▸ Data segment:
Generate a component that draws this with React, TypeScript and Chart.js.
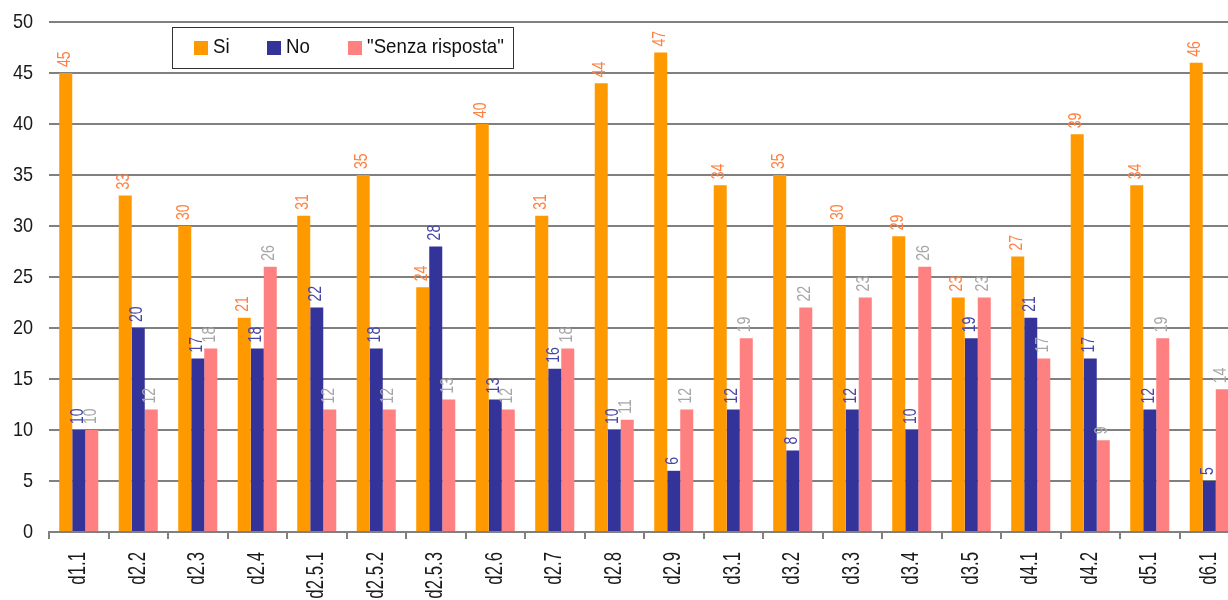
import React, { useEffect, useRef } from 'react';
import { Chart, registerables } from 'chart.js';

Chart.register(...registerables);

const categories = ['d1.1', 'd2.2', 'd2.3', 'd2.4', 'd2.5.1', 'd2.5.2', 'd2.5.3', 'd2.6', 'd2.7', 'd2.8', 'd2.9', 'd3.1', 'd3.2', 'd3.3', 'd3.4', 'd3.5', 'd4.1', 'd4.2', 'd5.1', 'd6.1'];
const siValues = [45, 33, 30, 21, 31, 35, 24, 40, 31, 44, 47, 34, 35, 30, 29, 23, 27, 39, 34, 46];
const noValues = [10, 20, 17, 18, 22, 18, 28, 13, 16, 10, 6, 12, 8, 12, 10, 19, 21, 17, 12, 5];
const senzaValues = [10, 12, 18, 26, 12, 12, 13, 12, 18, 11, 12, 19, 22, 23, 26, 23, 17, 9, 19, 14];
const seriesNames = ['Si', 'No', '"Senza risposta"'];
const barColors = ['#FF9900', '#333399', '#FF8080'];
const labelColors = ['#FF8040', '#4646A6', '#A6A6A6'];
const yMax = 50;
const yStep = 5;

const FONT = '"Liberation Sans", Arial, sans-serif';

function drawNarrowText(
  ctx: CanvasRenderingContext2D,
  text: string,
  x: number,
  y: number,
  opts: { rotate?: number; align?: CanvasTextAlign; baseline?: CanvasTextBaseline; size: number; color: string; condense: number }
) {
  ctx.save();
  ctx.translate(x, y);
  if (opts.rotate) ctx.rotate(opts.rotate);
  ctx.scale(opts.condense, 1);
  ctx.font = `${opts.size}px ${FONT}`;
  ctx.fillStyle = opts.color;
  ctx.textAlign = opts.align || 'left';
  ctx.textBaseline = opts.baseline || 'middle';
  ctx.fillText(text, 0, 0);
  ctx.restore();
}

const textPlugin = {
  id: 'narrowTexts',
  afterDatasetsDraw(chart: any) {
    const ctx = chart.ctx;
    // value labels
    chart.data.datasets.forEach((ds: any, di: number) => {
      const meta = chart.getDatasetMeta(di);
      meta.data.forEach((el: any, i: number) => {
        drawNarrowText(ctx, String(ds.data[i]), el.x - 1, el.y - 6, {
          rotate: -Math.PI / 2,
          align: 'left',
          baseline: 'middle',
          size: 18,
          condense: 0.78,
          color: labelColors[di],
        });
      });
    });
    // y tick labels
    const y = chart.scales.y;
    y.ticks.forEach((t: any) => {
      drawNarrowText(ctx, String(t.value), 33, y.getPixelForValue(t.value), {
        align: 'right',
        baseline: 'middle',
        size: 21,
        condense: 0.86,
        color: '#1A1A1A',
      });
    });
    // x category labels
    const x = chart.scales.x;
    chart.data.labels.forEach((lab: string, i: number) => {
      drawNarrowText(ctx, lab, x.getPixelForValue(i), 552, {
        rotate: -Math.PI / 2,
        align: 'right',
        baseline: 'middle',
        size: 24,
        condense: 0.7,
        color: '#1A1A1A',
      });
    });
  },
};

const legendPlugin = {
  id: 'boxLegend',
  afterDraw(chart: any) {
    const ctx = chart.ctx;
    ctx.save();
    ctx.fillStyle = '#FFFFFF';
    ctx.fillRect(172, 27, 341, 41);
    ctx.strokeStyle = '#333333';
    ctx.lineWidth = 1;
    ctx.strokeRect(172.5, 27.5, 341, 41);
    ctx.restore();
    const xs = [194, 267, 348];
    seriesNames.forEach((name, i) => {
      ctx.save();
      ctx.fillStyle = barColors[i];
      ctx.fillRect(xs[i], 41, 14, 14);
      ctx.restore();
      drawNarrowText(ctx, name, xs[i] + 19, 47, {
        align: 'left',
        baseline: 'middle',
        size: 21,
        condense: 0.89,
        color: '#111111',
      });
    });
  },
};

export default function App() {
  const canvasRef = useRef<HTMLCanvasElement | null>(null);

  useEffect(() => {
    if (!canvasRef.current) return;
    const chart = new Chart(canvasRef.current, {
      type: 'bar',
      data: {
        labels: categories,
        datasets: [
          { label: seriesNames[0], data: siValues, backgroundColor: barColors[0] },
          { label: seriesNames[1], data: noValues, backgroundColor: barColors[1] },
          { label: seriesNames[2], data: senzaValues, backgroundColor: barColors[2] },
        ],
      },
      options: {
        animation: false,
        responsive: true,
        maintainAspectRatio: false,
        layout: { padding: { top: 22, right: 0, left: 0, bottom: 0 } },
        datasets: {
          bar: { categoryPercentage: 0.656, barPercentage: 1.0 },
        },
        plugins: {
          legend: { display: false },
          tooltip: { enabled: false },
        },
        scales: {
          x: {
            offset: true,
            grid: {
              display: true,
              offset: true,
              drawOnChartArea: false,
              drawTicks: true,
              tickLength: 7,
              color: '#808080',
              lineWidth: 2,
            },
            border: { display: true, color: '#808080', width: 2 },
            ticks: { display: false, autoSkip: false },
            afterFit(scale: any) {
              scale.height = 68;
            },
          },
          y: {
            min: 0,
            max: yMax,
            grid: {
              color: '#808080',
              lineWidth: 2,
              drawTicks: false,
            },
            border: { display: false },
            ticks: { display: false, stepSize: yStep },
            afterFit(scale: any) {
              scale.width = 49;
            },
          },
        },
      },
      plugins: [textPlugin, legendPlugin],
    });
    return () => chart.destroy();
  }, []);

  return (
    <div style={{ position: 'fixed', left: 0, top: 0, width: 1228, height: 600, overflow: 'hidden', background: '#FFFFFF' }}>
      <div style={{ position: 'relative', width: 1239, height: 600 }}>
        <canvas ref={canvasRef} />
      </div>
    </div>
  );
}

▸ Stated task: Could the lines from the top of the material through the line with "Chart.register(...registerables);" be repeated exactly, pictures left out?

▸ Answer to this exercise:
Generate a component that draws this with React, TypeScript and Chart.js.
import React, { useEffect, useRef } from 'react';
import { Chart, registerables } from 'chart.js';

Chart.register(...registerables);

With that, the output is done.